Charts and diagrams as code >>
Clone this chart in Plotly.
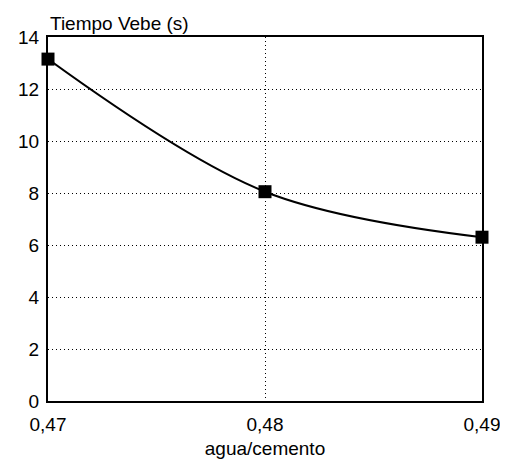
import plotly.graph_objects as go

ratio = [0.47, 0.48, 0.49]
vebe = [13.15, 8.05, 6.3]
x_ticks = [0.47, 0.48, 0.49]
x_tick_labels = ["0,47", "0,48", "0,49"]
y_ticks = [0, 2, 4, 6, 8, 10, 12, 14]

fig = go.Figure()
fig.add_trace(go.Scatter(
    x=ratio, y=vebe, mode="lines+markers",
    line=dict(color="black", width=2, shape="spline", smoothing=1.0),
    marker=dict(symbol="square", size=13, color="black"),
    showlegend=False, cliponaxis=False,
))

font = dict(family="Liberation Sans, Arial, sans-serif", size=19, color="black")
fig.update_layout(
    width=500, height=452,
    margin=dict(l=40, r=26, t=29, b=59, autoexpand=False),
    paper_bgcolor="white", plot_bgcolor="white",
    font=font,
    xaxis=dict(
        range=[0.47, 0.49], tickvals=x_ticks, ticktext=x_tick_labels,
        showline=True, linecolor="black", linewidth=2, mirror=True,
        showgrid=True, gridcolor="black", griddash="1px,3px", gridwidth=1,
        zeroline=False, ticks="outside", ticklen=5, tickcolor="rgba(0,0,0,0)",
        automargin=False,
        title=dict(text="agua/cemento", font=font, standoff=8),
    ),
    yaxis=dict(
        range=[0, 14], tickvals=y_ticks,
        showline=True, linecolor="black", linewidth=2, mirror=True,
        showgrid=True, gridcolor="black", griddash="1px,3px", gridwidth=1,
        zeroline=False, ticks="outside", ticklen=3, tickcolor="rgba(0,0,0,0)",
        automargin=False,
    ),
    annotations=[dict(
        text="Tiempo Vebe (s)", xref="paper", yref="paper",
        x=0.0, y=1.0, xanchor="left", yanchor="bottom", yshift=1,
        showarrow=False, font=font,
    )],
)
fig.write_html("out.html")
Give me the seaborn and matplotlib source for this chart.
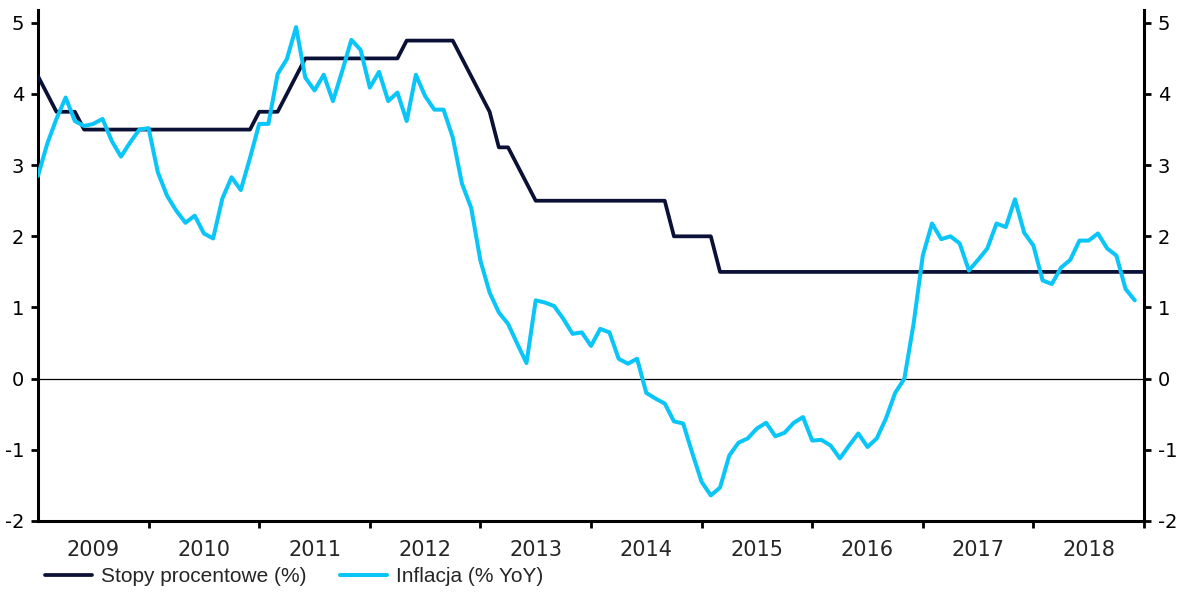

Exercise requirements >> Repeat the data in full and exactly. Omit pictures.

Task result >>
Clone this chart in Plotly.
import plotly.graph_objects as go

ratio = [0.47, 0.48, 0.49]
vebe = [13.15, 8.05, 6.3]
x_ticks = [0.47, 0.48, 0.49]
x_tick_labels = ["0,47", "0,48", "0,49"]
y_ticks = [0, 2, 4, 6, 8, 10, 12, 14]

fig = go.Figure()
fig.add_trace(go.Scatter(
    x=ratio, y=vebe, mode="lines+markers",
    line=dict(color="black", width=2, shape="spline", smoothing=1.0),
    marker=dict(symbol="square", size=13, color="black"),
    showlegend=False, cliponaxis=False,
))

font = dict(family="Liberation Sans, Arial, sans-serif", size=19, color="black")
fig.update_layout(
    width=500, height=452,
    margin=dict(l=40, r=26, t=29, b=59, autoexpand=False),
    paper_bgcolor="white", plot_bgcolor="white",
    font=font,
    xaxis=dict(
        range=[0.47, 0.49], tickvals=x_ticks, ticktext=x_tick_labels,
        showline=True, linecolor="black", linewidth=2, mirror=True,
        showgrid=True, gridcolor="black", griddash="1px,3px", gridwidth=1,
        zeroline=False, ticks="outside", ticklen=5, tickcolor="rgba(0,0,0,0)",
        automargin=False,
        title=dict(text="agua/cemento", font=font, standoff=8),
    ),
    yaxis=dict(
        range=[0, 14], tickvals=y_ticks,
        showline=True, linecolor="black", linewidth=2, mirror=True,
        showgrid=True, gridcolor="black", griddash="1px,3px", gridwidth=1,
        zeroline=False, ticks="outside", ticklen=3, tickcolor="rgba(0,0,0,0)",
        automargin=False,
    ),
    annotations=[dict(
        text="Tiempo Vebe (s)", xref="paper", yref="paper",
        x=0.0, y=1.0, xanchor="left", yanchor="bottom", yshift=1,
        showarrow=False, font=font,
    )],
)
fig.write_html("out.html")
Give me the seaborn and matplotlib source for this chart.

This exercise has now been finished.